My favorite quote along this line:

	A linguistics professor was lecturing to his class one day. "In
	English," he said, "A double negative forms a positive. In some
	languages, though, such as Russian, a double negative is still a
	negative. However, there is no language wherein a double
	positive can form a negative." A voice from the back of the room
	piped up, "Yeah, yeah."

Also, it depends on which regional dialect you speak. On the east side of the Pond, a native speaker saying "fine" means he agrees with you. West of the Pond, it *can* mean disagreement, but it can also mean concession -- it all depends on the intonation. Which, of course, is absent in online textual communications.


> >.. but even if I were: words used for constructs/function-names/... in programming often don't 100% match their "real" meaning (as used in human communication)[1] - why should it be different for assert(), especially when not implemented/used like that in many popular programming languages?
> 
> Every discipline has its own jargon. For example, what would "sick" mean to a motorhead?

Also keep in mind that not everyone knows what a "motorhead" is. Google and Wikipedia (*including* the WP disambiguation page) points to various music bands, but no actual definition for the word!


> We also had quite a struggle coming up with the name "immutable". Every term we tried seemed inadequate, until we noticed that we were always explaining "XXX means the data is immutable", and realized that "immutable" was what we were after.

If only the same amount of care was exercised when the syntax of is-expressions was designed! Oh wait, was it ever *designed*?! ;-)


T

-- 
One reason that few people are aware there are programs running the internet is that they never crash in any significant way: the free software underlying the internet is reliable to the point of invisibility. -- Glyn Moody, from the article "Giving it all away"
August 01, 2014
On 8/1/2014 12:06 PM, Daniel Gibson wrote:
>> For example, what would "sick" mean
>> to a motorhead?
>
> You mean "motorhead" like in someone who likes cars or like in the the heavy
> metal band? :-P
> (Non-native speakers probably associate motorhead with the band and often don't
> know the original meaning)

"motorhead" as in someone who is happy with his head under the hood of a car working on the engine. (The band name is a reference to using amphetamine.)

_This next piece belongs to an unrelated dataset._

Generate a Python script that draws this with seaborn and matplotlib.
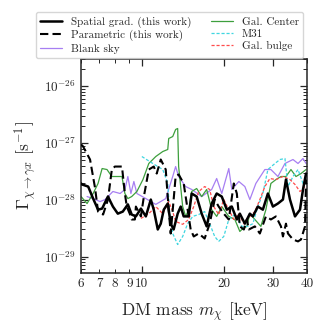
import numpy as np
import pandas as pd
import seaborn as sns
import matplotlib
matplotlib.use("Agg")
import matplotlib.pyplot as plt
from matplotlib.ticker import FixedLocator, FuncFormatter, NullFormatter


sns.set_style("ticks")
plt.rcParams['font.family'] = ['cmr10', 'DejaVu Serif']
plt.rcParams['mathtext.fontset'] = 'cm'
plt.rcParams['axes.formatter.use_mathtext'] = True
plt.rcParams['axes.unicode_minus'] = False

# DM mass [keV] and decay rate in units of 1e-28 s^-1
m_spatial = [6.00, 6.05, 6.37, 6.64, 6.92, 7.16, 7.52, 7.84, 8.17, 8.52, 8.89,
             9.18, 9.51, 9.92, 10.34, 10.78, 11.05, 11.43, 11.72, 12.02, 12.43,
             12.74, 13.06, 13.51, 13.86, 14.21, 14.82, 15.2, 15.85, 16.53,
             17.24, 17.98, 18.75, 19.57, 20.42, 21.29, 22.21, 22.78, 23.76,
             24.78, 25.41, 26.50, 27.64, 28.83, 30.08, 31.37, 32.72, 33.56,
             34.71, 36.21, 37.76, 38.73, 39.72]
g_spatial = [1.94, 1.86, 1.71, 1.05, 0.67, 0.70, 1.14, 0.76, 0.57, 0.62, 0.83,
             0.55, 0.51, 0.70, 0.51, 1.01, 0.67, 0.30, 0.38, 0.67, 0.86, 0.38,
             0.30, 0.57, 0.76, 0.51, 0.51, 1.29, 1.14, 0.57, 0.34, 0.86, 1.29,
             1.14, 0.67, 0.76, 0.45, 0.57, 0.38, 0.57, 0.51, 0.76, 0.67, 1.29,
             0.76, 0.86, 1.01, 2.27, 1.01, 0.51, 0.67, 1.52, 2.90]

m_param = [6.00, 6.10, 6.47, 6.75, 6.92, 7.22, 7.52, 7.77, 7.97, 8.46, 8.67,
           8.81, 9.03, 9.18, 9.43, 9.51, 9.92, 10.17, 10.6, 11.05, 11.33,
           11.72, 12.22, 12.53, 12.74, 13.06, 13.28, 13.62, 14.21, 14.69,
           15.07, 15.46, 16.12, 16.95, 17.68, 18.44, 19.07, 19.90, 20.76,
           21.65, 22.21, 22.78, 23.56, 24.16, 24.57, 25.84, 26.95, 28.35,
           29.57, 30.85, 32.18, 32.72, 33.56, 34.13, 35.6, 37.13, 38.08,
           39.39, 39.72]
g_param = [9.44, 8.71, 5.12, 1.60, 0.62, 0.55, 1.01, 3.41, 3.85, 3.85, 1.29,
           0.76, 0.57, 0.45, 0.45, 0.76, 0.51, 1.14, 3.41, 3.85, 2.90, 5.12,
           3.41, 0.67, 0.255, 1.01, 2.57, 2.79, 1.94, 0.67, 0.30, 0.226,
           0.255, 0.208, 0.38, 1.01, 0.76, 0.57, 0.45, 1.94, 1.29, 0.34, 0.30,
           0.45, 0.30, 0.34, 0.255, 0.51, 0.45, 0.51, 0.34, 0.226, 0.38, 0.255,
           0.20, 0.185, 0.20, 0.34, 2.27]

m_blank = [6.31, 6.64, 7.04, 7.34, 7.84, 8.33, 8.67, 8.89, 9.12, 9.35, 9.59,
           10.34, 11.24, 12.22, 12.96, 13.28, 13.62, 14.45, 15.2, 16.53, 17.98,
           18.75, 19.57, 20.76, 21.29, 22.59, 23.76, 24.78, 26.06, 28.11,
           29.57, 31.37, 33.28, 35.6, 37.13, 38.73, 39.72]
g_blank = [1.14, 1.05, 0.93, 1.01, 1.40, 1.29, 1.52, 2.57, 1.29, 2.10, 1.29,
           1.05, 0.83, 1.05, 2.57, 3.85, 2.57, 1.71, 1.52, 1.14, 1.52, 2.37,
           1.29, 3.55, 1.52, 2.10, 1.71, 1.01, 1.94, 3.41, 3.41, 2.57, 4.36,
           5.12, 4.36, 5.33, 4.36]

m_gc = [6.00, 6.31, 6.64, 6.92, 7.16, 7.46, 7.77, 8.46, 8.67, 8.89, 9.18,
        9.59, 10.09, 10.6, 11.24, 11.92, 12.43, 12.53, 12.96, 13.28, 13.51,
        13.62, 14.09, 14.45, 14.82, 15.2, 15.85, 16.53, 17.24, 17.98, 18.75,
        19.57, 20.76, 21.84, 22.78, 23.17, 24.16, 24.78, 25.84, 27.18, 28.35,
        29.57, 30.85, 32.18, 33.56, 35.0, 36.51, 38.08, 39.72]
g_gc = [1.14, 0.86, 1.29, 1.94, 3.55, 3.41, 2.57, 2.57, 1.29, 1.05, 1.14,
        1.40, 2.27, 4.36, 5.78, 7.08, 7.69, 12.0, 13.0, 17.3, 18.0, 3.85,
        0.76, 0.51, 0.67, 1.40, 1.58, 1.14, 1.52, 0.67, 0.51, 0.76, 0.51,
        0.45, 0.277, 0.30, 0.34, 0.57, 0.45, 0.34, 0.67, 1.94, 2.27, 2.57,
        2.57, 3.41, 2.57, 2.90, 3.41]

m_m31 = [10.0, 10.96, 11.92, 12.43, 12.64, 12.96, 13.51, 14.09, 14.69, 15.33,
         16.12, 16.95, 17.68, 18.44, 19.07, 19.90, 20.76, 21.84, 23.17, 24.37,
         25.41, 26.50, 27.64, 28.83, 30.59, 31.91, 33.28, 34.13, 35.6, 37.13,
         38.73, 39.72]
g_m31 = [5.78, 4.36, 3.41, 1.94, 0.57, 0.255, 0.163, 0.226, 0.38, 0.51, 0.55,
         0.62, 0.38, 0.226, 0.185, 0.226, 0.45, 0.55, 0.34, 0.34, 0.38, 0.76,
         1.29, 3.41, 4.36, 5.12, 5.33, 1.71, 2.57, 3.41, 1.94, 2.27]

m_bulge = [9.92, 10.6, 11.24, 11.92, 12.53, 12.96, 13.28, 14.09, 14.82, 15.46,
           16.12, 16.95, 17.68, 18.29, 19.07, 19.90, 20.76, 21.65, 22.59,
           23.56, 24.78, 25.84, 26.95, 28.11, 29.32, 30.85, 32.72, 34.71,
           36.21, 37.76, 39.39]
g_bulge = [0.47, 0.57, 0.76, 0.57, 0.93, 0.62, 0.415, 0.37, 0.45, 0.76, 1.40,
           1.71, 1.52, 0.76, 0.55, 1.01, 0.67, 0.45, 0.57, 0.38, 0.51, 0.62,
           1.01, 1.71, 2.37, 2.27, 2.57, 2.27, 1.86, 1.40, 1.71]

x_major = [10, 20, 30]
x_minor = [6, 7, 8, 9, 40]
y_major = [1e-29, 1e-28, 1e-27, 1e-26]


def to_df(m, g):
    return pd.DataFrame({"m": m, "gamma": np.array(g) * 1e-28})


fig = plt.figure(figsize=(3.23, 3.34), dpi=100)
ax = fig.add_axes([0.251, 0.1835, 0.699, 0.6395])

sns.lineplot(data=to_df(m_spatial, g_spatial), x="m", y="gamma", ax=ax,
             color="black", lw=1.8, label="Spatial grad. (this work)", zorder=5)
sns.lineplot(data=to_df(m_param, g_param), x="m", y="gamma", ax=ax,
             color="black", lw=1.5, label="Parametric (this work)", zorder=5)
sns.lineplot(data=to_df(m_blank, g_blank), x="m", y="gamma", ax=ax,
             color="#a77ff2", lw=0.9, label="Blank sky")
sns.lineplot(data=to_df(m_gc, g_gc), x="m", y="gamma", ax=ax,
             color="#3d9f3d", lw=0.9, label="Gal. Center")
sns.lineplot(data=to_df(m_m31, g_m31), x="m", y="gamma", ax=ax,
             color="#3fd6e0", lw=0.9, label="M31")
sns.lineplot(data=to_df(m_bulge, g_bulge), x="m", y="gamma", ax=ax,
             color="#ff4b4b", lw=0.9, label="Gal. bulge")

lines = ax.get_lines()
lines[1].set_dashes([4, 2])
lines[4].set_dashes([2.5, 1.5])
lines[5].set_dashes([2.5, 1.5])

ax.set_xscale("log")
ax.set_yscale("log")
ax.set_xlim(6, 40)
ax.set_ylim(5.2e-30, 3e-26)

ax.xaxis.set_major_locator(FixedLocator(x_major))
ax.xaxis.set_minor_locator(FixedLocator(x_minor))
fmt = FuncFormatter(lambda v, p: "%d" % round(v))
ax.xaxis.set_major_formatter(fmt)
ax.xaxis.set_minor_formatter(fmt)
ax.yaxis.set_major_locator(FixedLocator(y_major))
ax.yaxis.set_minor_formatter(NullFormatter())
ax.tick_params(which="both", direction="in", top=True, right=True,
               labelsize=9.5)
ax.tick_params(which="major", length=5, width=0.9)
ax.tick_params(which="minor", length=2.8, width=0.7)
for s in ax.spines.values():
    s.set_linewidth(1.1)

ax.set_xlabel(r"DM mass $m_\chi$ [keV]", fontsize=12.5, labelpad=8)
ax.set_ylabel(r"$\Gamma_{\chi\to\gamma x}\ [\mathrm{s}^{-1}]$", fontsize=12.5,
              labelpad=4)

ax.legend(ncol=2, loc="lower center", bbox_to_anchor=(0.392, 1.0),
          fontsize=8, frameon=True, fancybox=True, handlelength=2.0,
          borderaxespad=0.1, columnspacing=1.7, labelspacing=0.2,
          handletextpad=0.8, edgecolor="#cccccc")

plt.savefig("out.png", dpi=100)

"sick" in this case would be a term of high praise for someone's custom hot rod.

August 01, 2014
On 8/1/2014 12:09 PM, H. S. Teoh via Digitalmars-d wrote:
> 	A linguistics professor was lecturing to his class one day. "In
> 	English," he said, "A double negative forms a positive. In some
> 	languages, though, such as Russian, a double negative is still a
> 	negative. However, there is no language wherein a double
> 	positive can form a negative." A voice from the back of the room
> 	piped up, "Yeah, yeah."

English is quite the merry language with this. (Reversing the meaning of "merry", ho-ho!)

It's also why D doesn't support ! in version, and why I'm a strong advocate of not having negated features.

Of course, D has "no-throw" and "im-mutable". Arggh.
August 01, 2014
On Fri, Aug 01, 2014 at 01:48:17PM -0700, Walter Bright via Digitalmars-d wrote:
> On 8/1/2014 12:06 PM, Daniel Gibson wrote:
> >>For example, what would "sick" mean to a motorhead?
> >
> >You mean "motorhead" like in someone who likes cars or like in the the heavy metal band? :-P (Non-native speakers probably associate motorhead with the band and often don't know the original meaning)
> 
> "motorhead" as in someone who is happy with his head under the hood of a car working on the engine. (The band name is a reference to using amphetamine.)
> 
> "sick" in this case would be a term of high praise for someone's custom hot rod.

And a "hot rod" in this context means a customized vehicle modified to have high performance, speed, etc., not a stick that has high temperature.  :-D


T

-- 
Век живи - век учись. А дураком помрёшь.